* TASK PROMPT *
Repeat each line of the material below exactly as it appears, minus any pictures.

---------- DATA SECTION

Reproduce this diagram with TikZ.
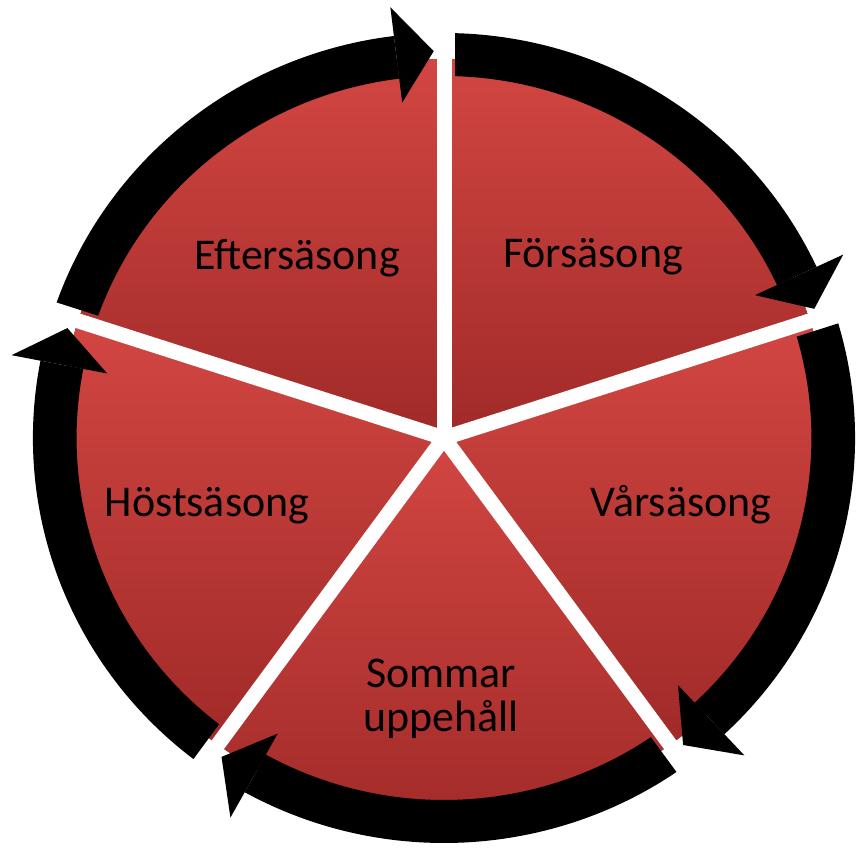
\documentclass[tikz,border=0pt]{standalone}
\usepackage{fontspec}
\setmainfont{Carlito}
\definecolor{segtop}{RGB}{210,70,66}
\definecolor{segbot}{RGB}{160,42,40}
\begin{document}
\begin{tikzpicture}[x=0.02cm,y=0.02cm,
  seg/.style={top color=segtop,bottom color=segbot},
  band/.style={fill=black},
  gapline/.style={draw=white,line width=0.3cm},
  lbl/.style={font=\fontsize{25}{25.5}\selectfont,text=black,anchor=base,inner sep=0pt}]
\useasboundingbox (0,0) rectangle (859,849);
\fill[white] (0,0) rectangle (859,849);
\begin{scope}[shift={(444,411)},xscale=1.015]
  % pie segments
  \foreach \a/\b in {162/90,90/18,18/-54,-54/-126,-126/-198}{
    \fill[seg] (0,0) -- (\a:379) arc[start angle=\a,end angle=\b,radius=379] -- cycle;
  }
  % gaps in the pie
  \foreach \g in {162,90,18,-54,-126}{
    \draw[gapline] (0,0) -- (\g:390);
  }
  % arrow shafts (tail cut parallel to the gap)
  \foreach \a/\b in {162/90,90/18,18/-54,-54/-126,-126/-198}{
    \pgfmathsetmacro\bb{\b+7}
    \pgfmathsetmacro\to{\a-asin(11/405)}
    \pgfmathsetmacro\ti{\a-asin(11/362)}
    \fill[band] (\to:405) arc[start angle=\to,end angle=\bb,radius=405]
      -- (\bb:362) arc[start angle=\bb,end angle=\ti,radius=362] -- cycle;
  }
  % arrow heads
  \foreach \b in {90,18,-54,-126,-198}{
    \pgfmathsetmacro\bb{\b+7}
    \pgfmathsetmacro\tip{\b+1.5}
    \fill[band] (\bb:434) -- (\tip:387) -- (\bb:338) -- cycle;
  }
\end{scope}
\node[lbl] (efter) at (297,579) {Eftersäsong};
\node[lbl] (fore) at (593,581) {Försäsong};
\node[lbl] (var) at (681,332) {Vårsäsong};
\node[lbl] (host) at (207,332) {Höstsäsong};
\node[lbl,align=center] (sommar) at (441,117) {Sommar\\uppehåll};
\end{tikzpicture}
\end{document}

--------------------

* RESPONSE TO THE TASK *
Reproduce this diagram with TikZ.
\documentclass[tikz,border=0pt]{standalone}
\usepackage{fontspec}
\setmainfont{Carlito}
\definecolor{segtop}{RGB}{210,70,66}
\definecolor{segbot}{RGB}{160,42,40}
\begin{document}
\begin{tikzpicture}[x=0.02cm,y=0.02cm,
  seg/.style={top color=segtop,bottom color=segbot},
  band/.style={fill=black},
  gapline/.style={draw=white,line width=0.3cm},
  lbl/.style={font=\fontsize{25}{25.5}\selectfont,text=black,anchor=base,inner sep=0pt}]
\useasboundingbox (0,0) rectangle (859,849);
\fill[white] (0,0) rectangle (859,849);
\begin{scope}[shift={(444,411)},xscale=1.015]
  % pie segments
  \foreach \a/\b in {162/90,90/18,18/-54,-54/-126,-126/-198}{
    \fill[seg] (0,0) -- (\a:379) arc[start angle=\a,end angle=\b,radius=379] -- cycle;
  }
  % gaps in the pie
  \foreach \g in {162,90,18,-54,-126}{
    \draw[gapline] (0,0) -- (\g:390);
  }
  % arrow shafts (tail cut parallel to the gap)
  \foreach \a/\b in {162/90,90/18,18/-54,-54/-126,-126/-198}{
    \pgfmathsetmacro\bb{\b+7}
    \pgfmathsetmacro\to{\a-asin(11/405)}
    \pgfmathsetmacro\ti{\a-asin(11/362)}
    \fill[band] (\to:405) arc[start angle=\to,end angle=\bb,radius=405]
      -- (\bb:362) arc[start angle=\bb,end angle=\ti,radius=362] -- cycle;
  }
  % arrow heads
  \foreach \b in {90,18,-54,-126,-198}{
    \pgfmathsetmacro\bb{\b+7}
    \pgfmathsetmacro\tip{\b+1.5}
    \fill[band] (\bb:434) -- (\tip:387) -- (\bb:338) -- cycle;
  }
\end{scope}
\node[lbl] (efter) at (297,579) {Eftersäsong};
\node[lbl] (fore) at (593,581) {Försäsong};
\node[lbl] (var) at (681,332) {Vårsäsong};
\node[lbl] (host) at (207,332) {Höstsäsong};
\node[lbl,align=center] (sommar) at (441,117) {Sommar\\uppehåll};
\end{tikzpicture}
\end{document}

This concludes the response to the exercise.